Written, directed and produced by Michael Mann, and very loosely based on the F. Paul Wilson novel of the same name, The Keep was both a commercial and critical flop, but that didn’t stop Kino Klubb from hosting a screening of it at Broadway cinema, Nottingham, last night on a beautiful 35 millimetre print from the BFI.

The Keep begins with several armoured Nazi trucks travelling down a long, winding road through the Carpathian Alps in Romania. They arrive at a small village and disembark, and as the soldiers begin to walk the inhabitants run into their houses and slam the windows and Tangerine Dream starts to play. Something weird is going on.
 And then they reach The Keep, a great fortress of black stone stretching from one end of the screen to the other, and the dark entrance looks cold. Fearing nothing, the Nazis walk over the drawbridge and into the darkness and are immediately greeted by the janitor, a bearded man in a golden robe who gives them no words of welcome, but warns them against touching any of the 108 nickel crosses that adorn the walls of The Keep. As they walk its many passages, the Nazi captain remarks, ‘these walls are built backwards, almost as if it were designed not to keep something out, but to keep something in!’. Definitely weird. 

 Of the more well-known actors to star in The Keep, (Sir) Ian Mckellen is certainly the most bizarre, not least because we’re so used to seeing him as Magneto or Gandalf. He plays Dr Cuza, a Romanian scientist with an American accent brought to The Keep against his will to decipher a message written on the wall in a 500-year old dead language. Speaking about his fond memories of filming in a 2004 interview, he said he thought he had been ‘ill-cast’, going on to reveal that he had narrowly avoided a mental breakdown and had to be flown back to London from the filming location in a disused quarry in Wales. His character has a rare wasting disease that makes him appear thirty years older so that most of the time he travels about in a wheelchair looking sullen and uncomfortable.

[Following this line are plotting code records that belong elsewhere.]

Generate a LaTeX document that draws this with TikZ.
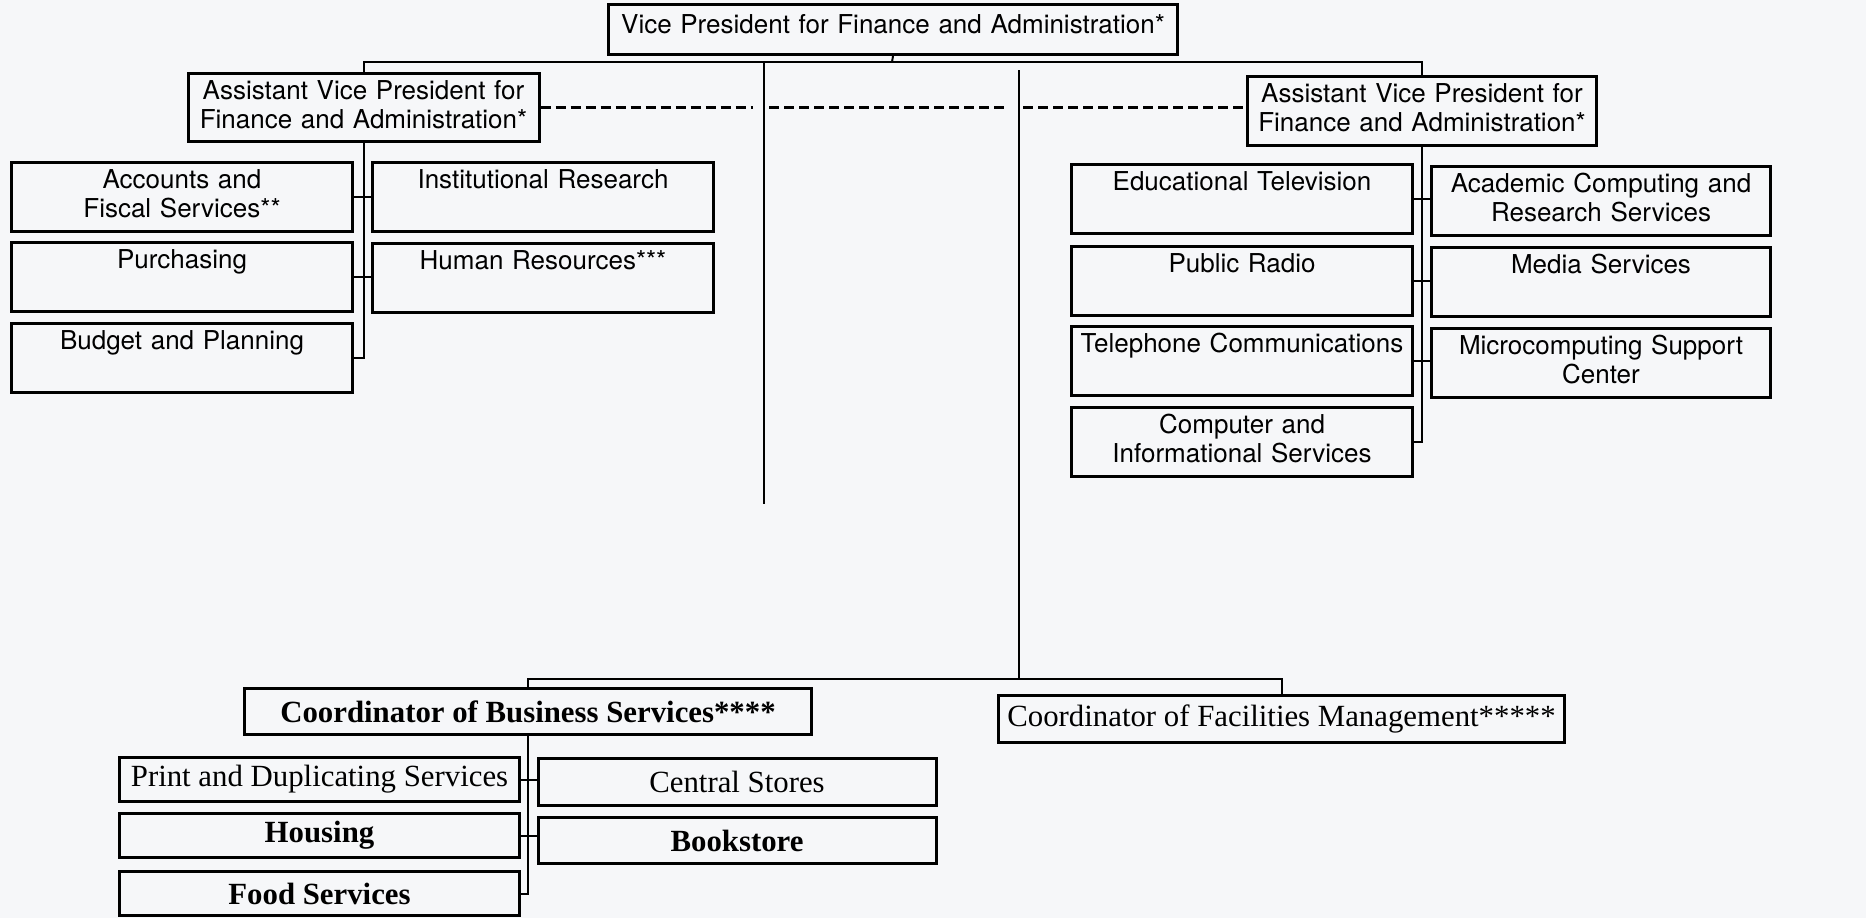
\documentclass[tikz,border=0pt]{standalone}
\usepackage{fontspec}
\newfontfamily\orgsans{TeX Gyre Heros}
\newfontfamily\orgserif{Liberation Serif}
\usetikzlibrary{calc}
\definecolor{paper}{RGB}{246,247,249}

\begin{document}
\begin{tikzpicture}[x=0.5pt, y=-0.5pt,
    officebox/.style={draw, line width=1.5pt, anchor=north west, align=center,
      inner xsep=0pt, inner ysep=0pt, text width=170.5pt,
      text height=13pt, text depth=21.5pt,
      font=\orgsans\fontsize{13}{14.3}\selectfont},
    headbox/.style={officebox, text width=175.5pt, text depth=21pt},
    bizbox/.style={draw, line width=1.5pt, anchor=north west, inner sep=0pt,
      minimum height=23pt, font=\orgserif\fontsize{15.4}{17}\selectfont},
    link/.style={line width=1pt},
    liaison/.style={line width=1.2pt, dash pattern=on 5pt off 2.5pt}]

    % Fija el marco y el fondo de la hoja.
    \useasboundingbox (0,0) rectangle (1866,918);
    \fill[paper] (0,0) rectangle (1866,918);

    % Vicepresidente y los dos asistentes.
    \node[officebox, text width=284.5pt, text height=14.5pt, text depth=10.5pt]
        (vp) at (607,3) {Vice President for Finance and Administration*};
    \node[headbox] (avpl) at (186.5,72)
        {Assistant Vice President for\\Finance and Administration*};
    \node[headbox, text width=174.5pt, text depth=21.5pt] (avpr) at (1246,75)
        {Assistant Vice President for\\Finance and Administration*};

    % Unidades del asistente de la izquierda.
    \node[officebox] (acct) at (10,161) {Accounts and\\Fiscal Services**};
    \node[officebox] (purch) at (10,241) {Purchasing};
    \node[officebox] (budget) at (10,322) {Budget and Planning};
    \node[officebox] (instres) at (371,161) {Institutional Research};
    \node[officebox] (hr) at (371,242) {Human Resources***};

    % Unidades del asistente de la derecha.
    \node[officebox] (edtv) at (1070,163) {Educational Television};
    \node[officebox] (radio) at (1070,245) {Public Radio};
    \node[officebox] (phone) at (1070,325) {Telephone Communications};
    \node[officebox] (compinfo) at (1070,406)
        {Computer and\\Informational Services};
    \node[officebox, text width=169.5pt] (acadcomp) at (1430,165)
        {Academic Computing and\\Research Services};
    \node[officebox, text width=169.5pt] (media) at (1430,246) {Media Services};
    \node[officebox, text width=169.5pt] (micro) at (1430,327)
        {Microcomputing Support\\Center};

    % Coordinadores y sus unidades.
    \node[bizbox, minimum width=283.5pt] (cbs) at (243,687)
        {\bfseries Coordinator of Business Services****};
    \node[bizbox, minimum width=283pt, minimum height=23.5pt] (cfm) at (997,694)
        {Coordinator of Facilities Management*****};
    \node[bizbox, minimum width=200pt, minimum height=22pt] (print) at (118,756)
        {Print and Duplicating Services};
    \node[bizbox, minimum width=200pt, minimum height=22pt] (housing) at (118,812)
        {\bfseries Housing};
    \node[bizbox, minimum width=200pt, minimum height=22pt] (food) at (118,870)
        {\bfseries Food Services};
    \node[bizbox, minimum width=199pt, minimum height=23.5pt] (stores) at (536.5,757)
        {Central Stores};
    \node[bizbox, minimum width=199pt] (books) at (536.5,816)
        {\bfseries Bookstore};

    % Puntos de las barras de enlace.
    \coordinate (topbus) at (892,62);
    \coordinate (dead1) at (764,504);
    \coordinate (top2) at (1019,70);
    \coordinate (lowbus) at (1019,679);

    % Barra superior.
    \draw[link] (vp.south) -- (topbus);
    \draw[link] (avpl.north) |- (topbus) -| (avpr.north);
    \draw[link] (dead1 |- topbus) -- (dead1);
    \draw[link] (top2) -- (lowbus);
    \draw[link] (cbs.north) |- (lowbus) -| (cfm.north);

    % Linea de coordinacion entre asistentes.
    \draw[liaison] (avpl.east) -- ($(avpl.east -| dead1)+(-11,0)$);
    \draw[liaison] ($(avpl.east -| dead1)+(5,0)$) -- ($(avpl.east -| top2)+(-12,0)$);
    \draw[liaison] ($(avpl.east -| top2)+(4,0)$) -- (avpl.east -| avpr.west);

    % Ramas de cada jefe.
    \draw[link] (avpl.south) |- (budget.east);
    \draw[link] (acct.east) -- (acct.east -| instres.west);
    \draw[link] (purch.east) -- (purch.east -| hr.west);

    \draw[link] (avpr.south) |- (compinfo.east);
    \draw[link] (edtv.east) -- (edtv.east -| acadcomp.west);
    \draw[link] (radio.east) -- (radio.east -| media.west);
    \draw[link] (phone.east) -- (phone.east -| micro.west);

    \draw[link] (cbs.south) |- (food.east);
    \draw[link] (print.east) -- (print.east -| stores.west);
    \draw[link] (housing.east) -- (housing.east -| books.west);
\end{tikzpicture}
\end{document}
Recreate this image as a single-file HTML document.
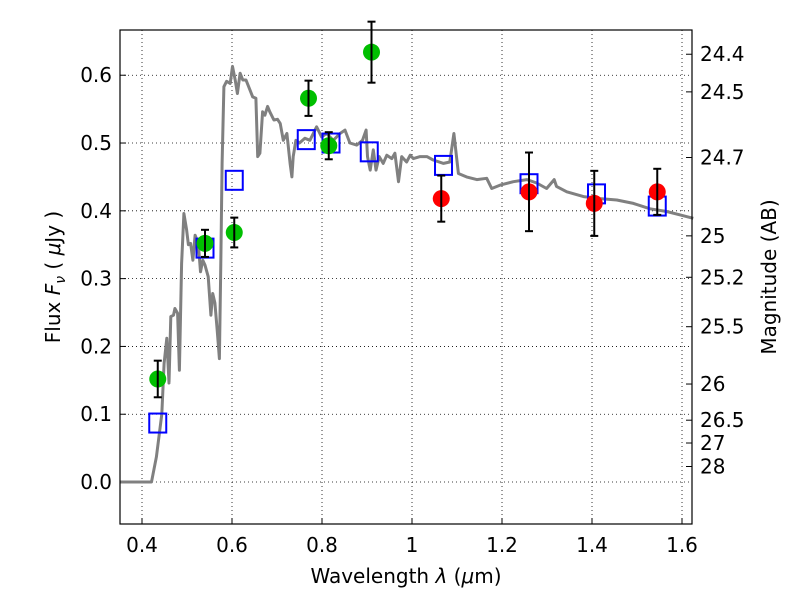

 Mocking aside, however, The Keep is actually a very enjoyable film, and this is mostly, but not all, due to Tangerine Dream’s soundtrack. Nazis run in slow motion through the bright mist and the eerie synth begins to play like a distorted, less uplifting version of Chariots of Fire; these are the kind of moments that give the film its unexplainable power. The symbol of the nickel cross present throughout the film (and all over Broadway’s cinebar) combined with the somehow-beguiling special effects, makes The Keep look oddly attractive, giving it an 80s charm similar to Back to the Future or Lost Boys. It’s easy to see why it has such a cult following. The atmosphere is just brilliantly constructed – it’s very Lovecraftian and very surreal, so much so that even if the plot is at times incomprehensible, it doesn’t really matter.


 None of it matters: it’s just a lot of fun. It’s certainly not perfect, and not even that well-acted, but nowhere else can you get the simple joy of watching Nazis absorb mist through their eyes and then explode. Sadly The Keep has never been officially released on DVD or Blu-Ray in any country, so it may be hard to get hold of, but if ever you get a chance, prepare to face the evil that drives people out in the middle of a rainy night.